**Exercise description**
In the material below, find every line with "React" and pull it out.

**Supplied data**
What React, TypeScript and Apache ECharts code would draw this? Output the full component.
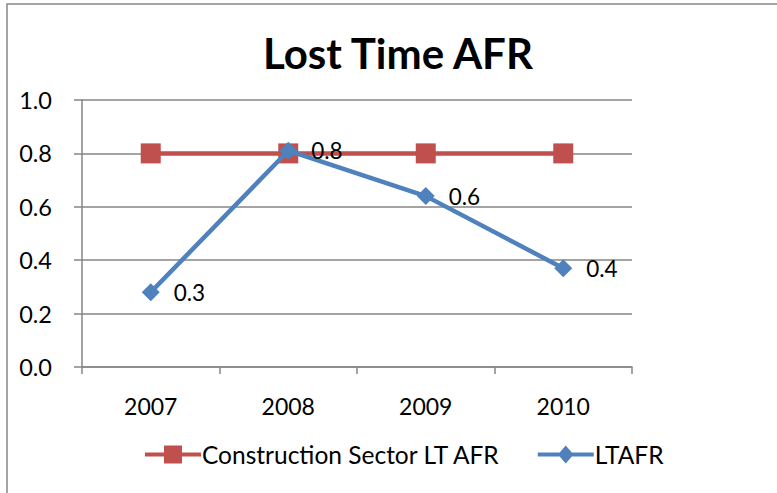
import React, { useEffect, useRef } from "react";
import * as echarts from "echarts";

const title = "Lost Time AFR";
const categories = ["2007", "2008", "2009", "2010"];
const sectorName = "Construction Sector LT AFR";
const sectorValues = [0.8, 0.8, 0.8, 0.8];
const ltafrName = "LTAFR";
const ltafrValues = [0.28, 0.81, 0.64, 0.37];
const yMin = 0;
const yMax = 1.0;
const yStep = 0.2;

const FONT = "Lato, 'Open Sans', sans-serif";

const RED_ICON = "path://M0,7H19V0H37V7H56V11H37V18H19V11H0Z";
const BLUE_ICON =
  "path://M0,7H21.9L28,0L34.1,7H56V11H34.1L28,18L21.9,11H0Z";

export default function App() {
  const ref = useRef<HTMLDivElement>(null);
  useEffect(() => {
    if (!ref.current) return;
    const chart = echarts.init(ref.current, null, { renderer: "svg" });
    chart.setOption({
      animation: false,
      backgroundColor: "#ffffff",
      textStyle: { fontFamily: FONT },
      title: {
        text: title,
        left: 258,
        top: 27,
        textStyle: { fontFamily: FONT, fontWeight: "bold", fontSize: 42, color: "#000" },
      },
      graphic: [
        {
          type: "rect",
          shape: { x: 7, y: 4, width: 820, height: 560 },
          style: { fill: "none", stroke: "#888888", lineWidth: 1.5 },
          silent: true,
        },
      ],
      grid: { left: 82, right: 145, top: 100, bottom: 126, containLabel: false },
      legend: {
        bottom: 21,
        left: 140,
        itemWidth: 56,
        itemHeight: 18,
        itemGap: 37,
        textStyle: { fontFamily: FONT, fontSize: 24.5, color: "#000", padding: [0, 0, 0, -4] },
        data: [
          { name: sectorName, icon: RED_ICON },
          { name: ltafrName, icon: BLUE_ICON },
        ],
      },
      xAxis: {
        type: "category",
        data: categories,
        boundaryGap: true,
        axisLine: { lineStyle: { color: "#868686", width: 1.5 } },
        axisTick: { show: true, length: 7, lineStyle: { color: "#868686", width: 1.5 } },
        axisLabel: { fontFamily: FONT, fontSize: 23, color: "#000", margin: 27 },
      },
      yAxis: {
        type: "value",
        min: yMin,
        max: yMax,
        interval: yStep,
        axisLine: { show: true, lineStyle: { color: "#868686", width: 1.5 } },
        axisTick: { show: true, length: 8, lineStyle: { color: "#868686", width: 1.5 } },
        splitLine: { show: true, lineStyle: { color: "#868686", width: 1.5 } },
        axisLabel: {
          fontFamily: FONT,
          fontSize: 23.5,
          color: "#000",
          margin: 30,
          formatter: (v: number) => v.toFixed(1),
        },
      },
      series: [
        {
          name: sectorName,
          type: "line",
          data: sectorValues,
          symbol: "rect",
          symbolSize: 20,
          itemStyle: { color: "#c0504d" },
          lineStyle: { color: "#c0504d", width: 4.5 },
          z: 2,
        },
        {
          name: ltafrName,
          type: "line",
          data: ltafrValues,
          symbol: "diamond",
          symbolSize: 18,
          itemStyle: { color: "#4f81bd" },
          lineStyle: { color: "#4f81bd", width: 4.5 },
          z: 3,
          label: {
            show: true,
            position: "right",
            distance: 14,
            fontFamily: FONT,
            fontSize: 22.5,
            color: "#000",
            formatter: (p: any) => Number(p.value).toFixed(1),
          },
        },
      ],
    });
    return () => chart.dispose();
  }, []);
  return (
    <div
      ref={ref}
      style={{ position: "fixed", left: 0, top: 0, width: 777, height: 493 }}
    />
  );
}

**Final result**
What React, TypeScript and Apache ECharts code would draw this? Output the full component.
import React, { useEffect, useRef } from "react";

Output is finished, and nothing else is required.